Deutschland
Doch nicht Op-Weltmeister?
Hierzulande werden zu viele Eingriffe vorgenommen - dieser Vorwurf müsse revidiert werden, heißt es nun in einer Studie der PKV: Denn Deutschland läge im EU-Vergleich im Mittelfeld, würde das Alter der Patienten im Ranking stärker berücksichtigt.
Veröffentlicht:KÖLN. Die immer wieder gehörte Behauptung, in Deutschland kämen Patienten überdurchschnittlich häufig unters Messer, hält der Überprüfung ebenso wenig stand wie der Verweis auf die zu hohen Gesundheitskosten hierzulande. Zu diesem Ergebnis kommt das Wissenschaftliche Institut der Privaten Krankenversicherer (WIP) in einer aktuellen Untersuchung.
In ihrer Analyse "Die Aussagekraft von Länderrankings im Gesundheitsbereich" nehmen die Autoren Verena Finkenstädt und Dr. Frank Niehaus die auf Daten der Organisation für wirtschaftliche Zusammenarbeit und Entwicklung (OECD) beruhenden Ranglisten kritisch unter die Lupe.
Dabei stoßen sie vor allem auf ein Manko: Bei den Erhebungen zu chirurgischen Eingriffen und zu den Gesundheitsausgaben gibt es keine Altersstandardisierung.
"Doch gerade die Inanspruchnahme von Gesundheitsleistungen und die Gesundheitsausgaben werden maßgeblich von der Altersstruktur der Bevölkerung beeinflusst", schreiben Finkenstädt und Niehaus.
"Ohne Berücksichtigung der Altersstruktur kann aus einem Ländervergleich der Fallzahlen keine Überversorgung abgeleitet werden."
Studie mit Altersvergleichen
Werden die OECD-Daten einer Altersstandardisierung unterzogen, verändert das die Ranglisten. So liegt Deutschland im Vergleich von 32 Ländern bei Hüftersatz-Operationen in der OECD-Statistik auf Platz zwei hinter der Schweiz.
In dem von den Autoren erstellten altersstandardisierten Ranking bleibt die Schweiz an der Spitze, aber Norwegen, Österreich und Luxemburg schieben sich vor Deutschland, das jetzt auf Rang fünf liegt.
Gleichzeitig verringern sich die Abstände zu vielen Ländern, die dann folgen.

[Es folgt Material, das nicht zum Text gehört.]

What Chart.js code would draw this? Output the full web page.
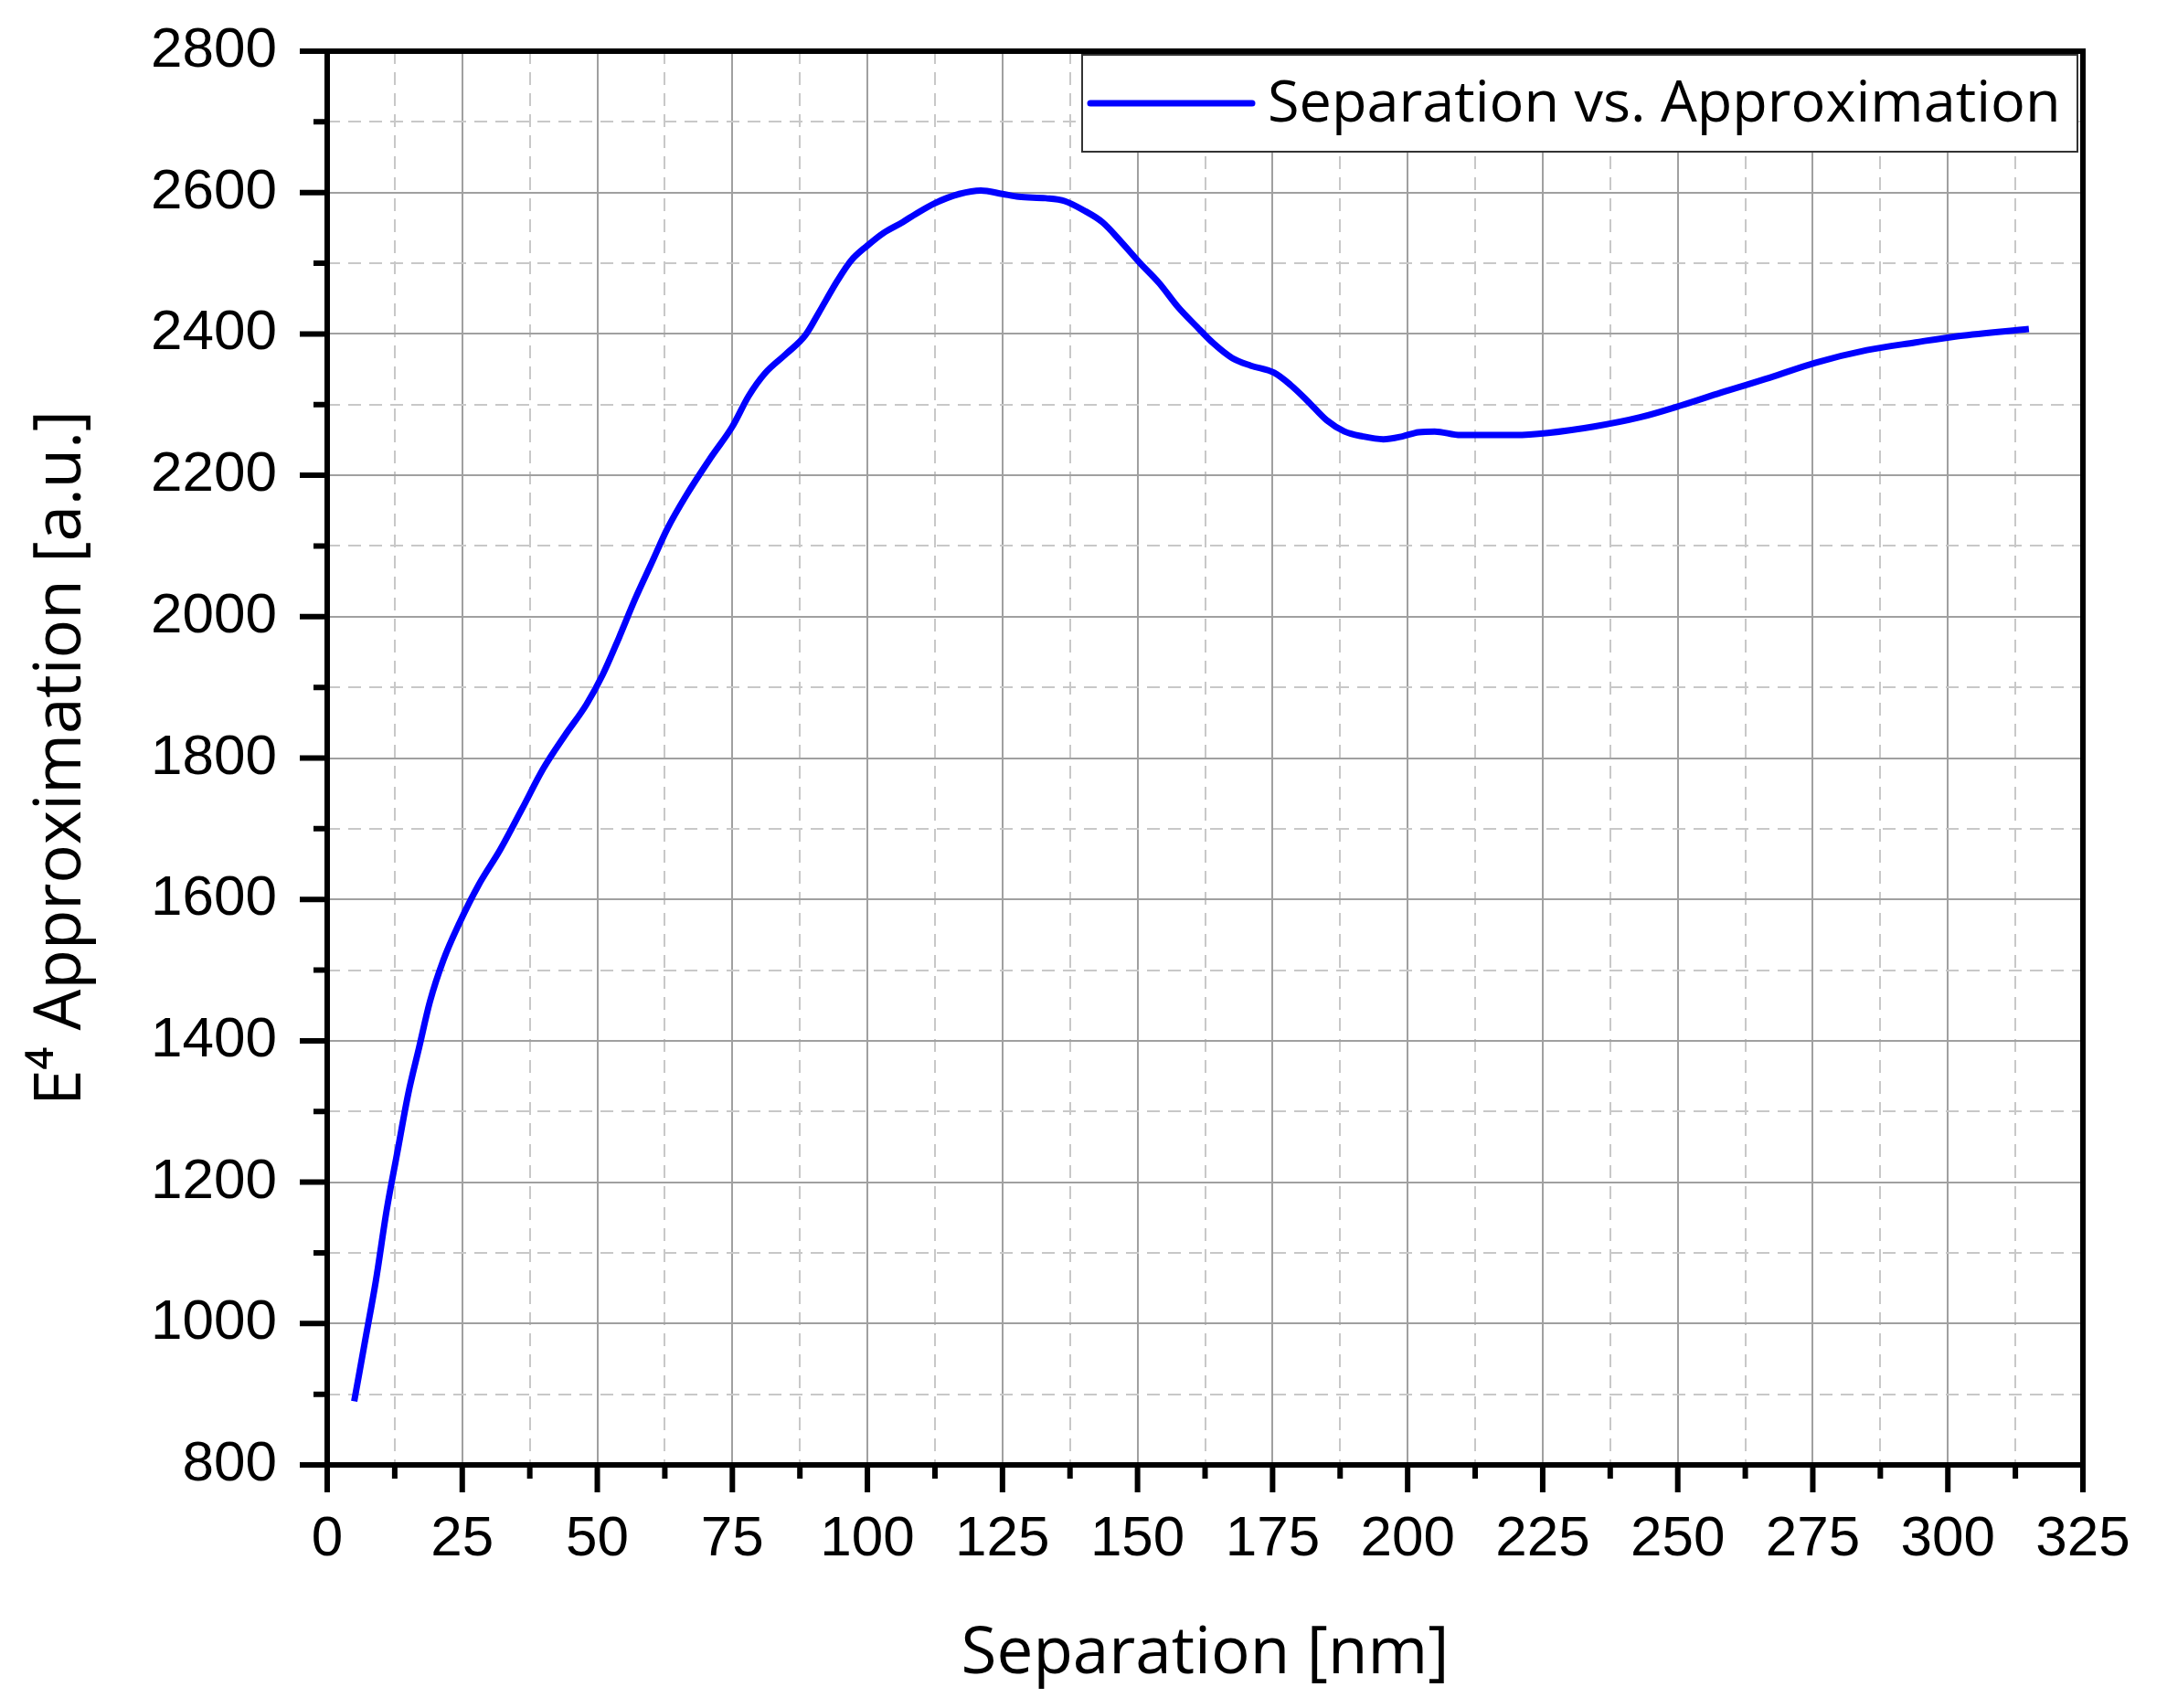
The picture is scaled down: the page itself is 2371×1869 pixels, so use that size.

Das WIP hat die Altersstandardisierung bei insgesamt 15 Operationen angewandt.
"Deutschland rutscht bei allen Eingriffen, die ihren Schwerpunkt im Alter haben, im Länderranking nach hinten."
Anders sieht es dagegen bei den Eingriffen "Entfernung der Gaumenmandeln" und "Entfernung des Blinddarms" aus, die vorwiegend in jüngeren Jahren erfolgen. Bei ihnen schiebt sich Deutschland nach vorn.
Insgesamt zeige sich jedoch, dass Deutschland bei Berücksichtigung seiner älteren Bevölkerung den vielzitierten Titel des "Operationsweltmeisters" verliere, so die Autoren.
"Ein Ländervergleich auf Basis der unbereinigten OECD-Daten ist damit nicht als Beleg für eine ausgeprägte Überversorgung in Deutschland geeignet."
Bei den Gesundheitsausgaben führt die Altersstandardisierung dazu, dass Deutschland von Platz sechs auf Platz neun wandert. Damit bleibe Deutschland noch deutlich über dem OECD-Durchschnitt, stellen Niehaus und Finkenstädt fest.
Eine Platzierung im Mittelfeld sei auch nicht erstrebenswert, weil in den Durchschnitt auch die Daten von OECD-Mitgliedsstaaten eingehen, die über weniger leistungsstarke Gesundheitssysteme verfügen wie Mexiko oder Chile, so die Wissenschaftler.
"Eingriffe zu moderaten Kosten"
"Zusammenfassend zeigt die Untersuchung, dass das deutsche Gesundheitssystem ein hohes Maß an Versorgung durch chirurgische Eingriffe zu moderaten Kosten bereitstellt", betonen die Autoren.
Mit den altersadjustierten OECD-Daten lasse sich im Länder-Vergleich weder eine Übertreibung im System noch eine Überversorgung nachweisen.
"Dies ändert jedoch nichts an der Wichtigkeit, jeden einzelnen Eingriff - nicht zuletzt wegen vorhandener Risiken und möglicher Nebenwirkungen - intensiv auf seine Notwendigkeit zu prüfen."